The main support mechanism for electricity production from renewable sources in Slovenia is the feed-in tariff system. The feed-in tariffs are supposed to be adjusted on a yearly base; the principle of priority dispatch is introduced. In 2007, e.g., the tariffs for CHP for district heating amounted to 69 EUR/MWh; those for biogas, 121 EUR/MWh; and for solar electricity, 374 EUR/KWh. The producers also have choices:  they may use the electricity produced on the spot of production or they may sell it on their own.  In these cases they are compensated through premiums for the difference between the guaranteed feed-in tariff and the market price of the electricity.


Promoting EE

In September 2008 Slovenia adopted regulation of energy efficiency in buildings[1], which thus far is the most important legislative measure to promote energy efficiency and the use of RES in buildings. The regulation includes all the new buildings and buildings being refurbished. It sets the technical requirements for efficient use of energy in buildings, such as insulation, heating, cooling, air conditioning, sanitary water heating and lighting as well as the way to calculate the energy characteristics of buildings.


Alongside the above-mentioned regulation, a regulation of the promotion of the efficient use of energy and renewables was also adopted. This regulation identifies the types of support, beneficiaries and the conditions for support for EE and RES measures. Support being introduced with these regulations will be available in the form of state aid for legal entities and individuals involved in for-profit activities; and as subsidies for households and public sector.


Apart from that, governmental support programs in the form of subsidies for EE and RES measures has existed in Slovenia already for some time.

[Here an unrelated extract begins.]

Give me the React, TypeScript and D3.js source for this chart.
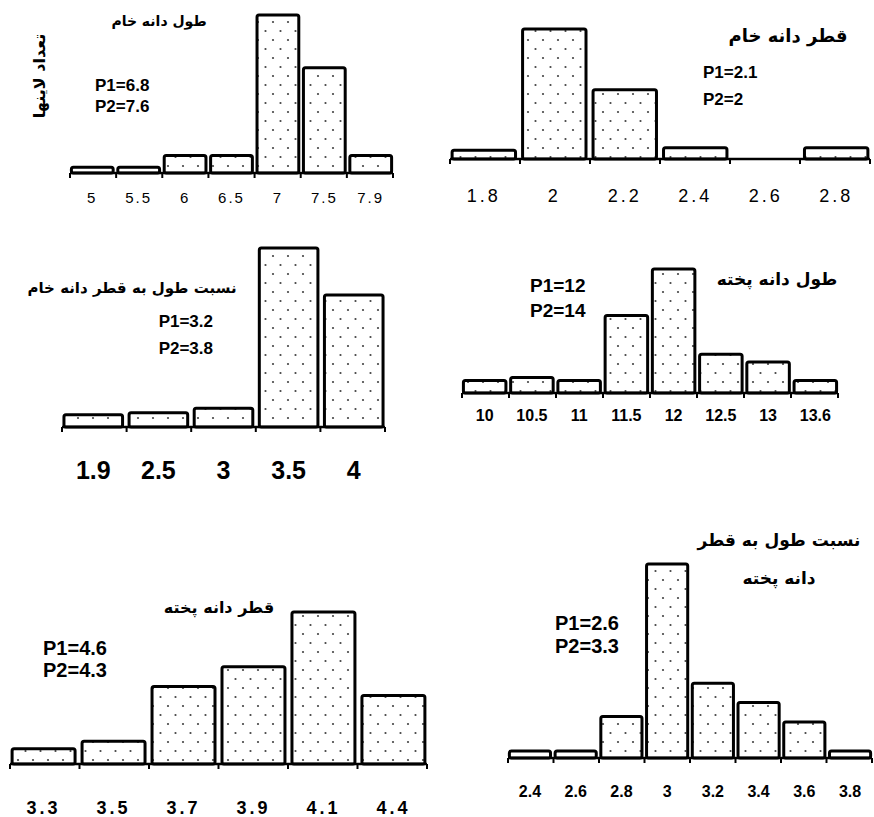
import React from 'react'
import * as d3 from 'd3'

// raw grain length
const p1Cats = ['5', '5.5', '6', '6.5', '7', '7.5', '7.9']
const p1Vals = [1, 1, 3, 3, 27, 18, 3]
// raw grain diameter
const p2Cats = ['1.8', '2', '2.2', '2.4', '2.6', '2.8']
const p2Vals = [1, 15, 8, 1.3, 0, 1.3]
// raw length / diameter ratio
const p3Cats = ['1.9', '2.5', '3', '3.5', '4']
const p3Vals = [1.3, 1.5, 2, 19, 14]
// cooked grain length
const p4Cats = ['10', '10.5', '11', '11.5', '12', '12.5', '13', '13.6']
const p4Vals = [0.8, 1, 0.8, 5, 8, 2.5, 2, 0.8]
// cooked grain diameter
const p5Cats = ['3.3', '3.5', '3.7', '3.9', '4.1', '4.4']
const p5Vals = [1, 1.5, 5.1, 6.4, 10, 4.5]
// cooked length / diameter ratio
const p6Cats = ['2.4', '2.6', '2.8', '3', '3.2', '3.4', '3.6', '3.8']
const p6Vals = [1, 1, 6, 28, 10.8, 8, 5.2, 1]

const titles = [
  ['طول دانه خام'],
  ['قطر دانه خام'],
  ['نسبت طول به قطر دانه خام'],
  ['طول دانه پخته'],
  ['قطر دانه پخته'],
  ['نسبت طول به قطر', 'دانه پخته'],
]
const pLabels = [
  ['P1=6.8', 'P2=7.6'],
  ['P1=2.1', 'P2=2'],
  ['P1=3.2', 'P2=3.8'],
  ['P1=12', 'P2=14'],
  ['P1=4.6', 'P2=4.3'],
  ['P1=2.6', 'P2=3.3'],
]
const yAxisLabel = 'تعداد لاینها'

const ARABIC = '"DejaVu Sans", sans-serif'
const LATIN = '"Liberation Sans", Arial, sans-serif'

// layout of every small chart
const panels = [
  { cats: p1Cats, vals: p1Vals, x0: 70, x1: 393, base: 173, top: 15,
    tickY: 203, tickSize: 15, tickBold: false, tickSpace: 2,
    title: { x: 159, y: 26, size: 14, anchor: 'middle' },
    p: { x: 95, y: 91, dy: 21, size: 17, anchor: 'start' } },
  { cats: p2Cats, vals: p2Vals, x0: 450, x1: 870, base: 159, top: 29,
    tickY: 202, tickSize: 18, tickBold: false, tickSpace: 3,
    title: { x: 788, y: 42, size: 18, anchor: 'middle' },
    p: { x: 703, y: 78, dy: 27, size: 17, anchor: 'start' } },
  { cats: p3Cats, vals: p3Vals, x0: 62, x1: 385, base: 427, top: 248,
    tickY: 479, tickSize: 25, tickBold: true, tickSpace: 0,
    title: { x: 132, y: 293, size: 15, anchor: 'middle' },
    p: { x: 213, y: 327, dy: 27, size: 17, anchor: 'end' } },
  { cats: p4Cats, vals: p4Vals, x0: 462, x1: 838, base: 393, top: 269,
    tickY: 421, tickSize: 16, tickBold: true, tickSpace: 0,
    title: { x: 777, y: 285, size: 17, anchor: 'middle' },
    p: { x: 530, y: 292, dy: 25, size: 19, anchor: 'start' } },
  { cats: p5Cats, vals: p5Vals, x0: 10, x1: 427, base: 764, top: 612,
    tickY: 814, tickSize: 18, tickBold: true, tickSpace: 3,
    title: { x: 219, y: 613, size: 16, anchor: 'middle' },
    p: { x: 43, y: 655, dy: 22, size: 20, anchor: 'start' } },
  { cats: p6Cats, vals: p6Vals, x0: 508, x1: 872, base: 758, top: 564,
    tickY: 797, tickSize: 16, tickBold: true, tickSpace: 0,
    title: { x: 779, y: 546, size: 17, anchor: 'middle', dy: 38 },
    p: { x: 555, y: 630, dy: 23, size: 20, anchor: 'start' } },
]

function Panel({ cfg, idx }: { cfg: any; idx: number }) {
  const x = d3.scaleBand<string>()
    .domain(cfg.cats)
    .range([cfg.x0, cfg.x1])
    .paddingInner(0.1)
    .paddingOuter(0.03)
  const y = d3.scaleLinear()
    .domain([0, d3.max(cfg.vals as number[]) as number])
    .range([cfg.base, cfg.top])
  const step = (cfg.x1 - cfg.x0) / cfg.cats.length
  const ticks = d3.range(cfg.cats.length + 1).map(i => cfg.x0 + i * step)

  return (
    <g>
      {cfg.vals.map((v: number, i: number) => v > 0 && (
        <rect key={i}
          x={x(cfg.cats[i])}
          y={y(v)}
          width={x.bandwidth()}
          height={cfg.base - y(v)}
          rx={2}
          fill="url(#dots)"
          stroke="#000"
          strokeWidth={3} />
      ))}
      <line x1={cfg.x0} x2={cfg.x1} y1={cfg.base} y2={cfg.base} stroke="#000" strokeWidth={2.5} />
      {ticks.map((t, i) => (
        <line key={i} x1={t} x2={t} y1={cfg.base} y2={cfg.base + 5} stroke="#000" strokeWidth={2} />
      ))}
      {cfg.cats.map((c: string) => (
        <text key={c}
          x={(x(c) as number) + x.bandwidth() / 2}
          y={cfg.tickY}
          textAnchor="middle"
          fontFamily={LATIN}
          fontSize={cfg.tickSize}
          fontWeight={cfg.tickBold ? 'bold' : 'normal'}
          letterSpacing={cfg.tickSpace}>{c}</text>
      ))}
      {titles[idx].map((t, j) => (
        <text key={t}
          x={cfg.title.x}
          y={cfg.title.y + j * (cfg.title.dy || 0)}
          textAnchor={cfg.title.anchor}
          direction="rtl"
          fontFamily={ARABIC}
          fontWeight="bold"
          fontSize={cfg.title.size}>{t}</text>
      ))}
      {pLabels[idx].map((t, j) => (
        <text key={t}
          x={cfg.p.x}
          y={cfg.p.y + j * cfg.p.dy}
          textAnchor={cfg.p.anchor}
          fontFamily={LATIN}
          fontWeight="bold"
          fontSize={cfg.p.size}>{t}</text>
      ))}
    </g>
  )
}

export default function App() {
  return (
    <svg width={874} height={817} style={{ position: 'absolute', left: 0, top: 0, background: '#fff' }}>
      <defs>
        <pattern id="dots" width={15} height={18} patternUnits="userSpaceOnUse">
          <rect width={15} height={18} fill="#fff" />
          <circle cx={3} cy={4} r={1.1} fill="#444" />
          <circle cx={10.5} cy={13} r={1.1} fill="#444" />
        </pattern>
      </defs>
      {panels.map((p, i) => <Panel key={i} cfg={p} idx={i} />)}
      <text
        transform="translate(45,76) rotate(-90)"
        textAnchor="middle"
        direction="rtl"
        fontFamily={ARABIC}
        fontWeight="bold"
        fontSize={16}>{yAxisLabel}</text>
    </svg>
  )
}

There is also a possibility of obtaining low-interest loans for such measures from Eco Fund, Slovenian Environmental Public Fund.


EE & RES vs. fossil fuels

Energy-efficiency measures are the most cost-effective measures for reducing GHGs. Slovenia has a vast potential in this field (buildings, transport, industry) which should be tackled immediately. Energy-efficiency improvements are also key for achieving mid- and long-term GHG reduction targets as well as RES targets by 2020 and beyond (according to the EC proposal, 25% final energy in 2020 should come from renewables in Slovenia). NGOs believe that Slovenia should adopt a mandatory energy-efficiency target of 20 % by 2020.



Fossil fuel power plants

Two new fossil-fuel power plants are planned in Slovenia: a new unit in a thermopower plant Šoštanj (TEŠ 6), 600 MW and a new unit in a thermopower plant in Trbovlje. The beginning of the construction of the TEŠ 6 has been postponed until 2014 and the destiny of the new unit in Trbovlje is still pretty unclear.


Nuclear energy

Slovenia is a nuclear country: The nuclear power plant Krško is located in Slovenia, but is owned 50:50 by Slovenia and Croatia. The idea of a new unit of Krško is now being discussed in the public. It was first publicly announced in the Resolution of national development projects for the 2007 – 2023 period (adopted by the government in October 2006). The main reasons for the need to build a new unit of the nuclear power plant, according to the government, are energy security and reduction of GHGs.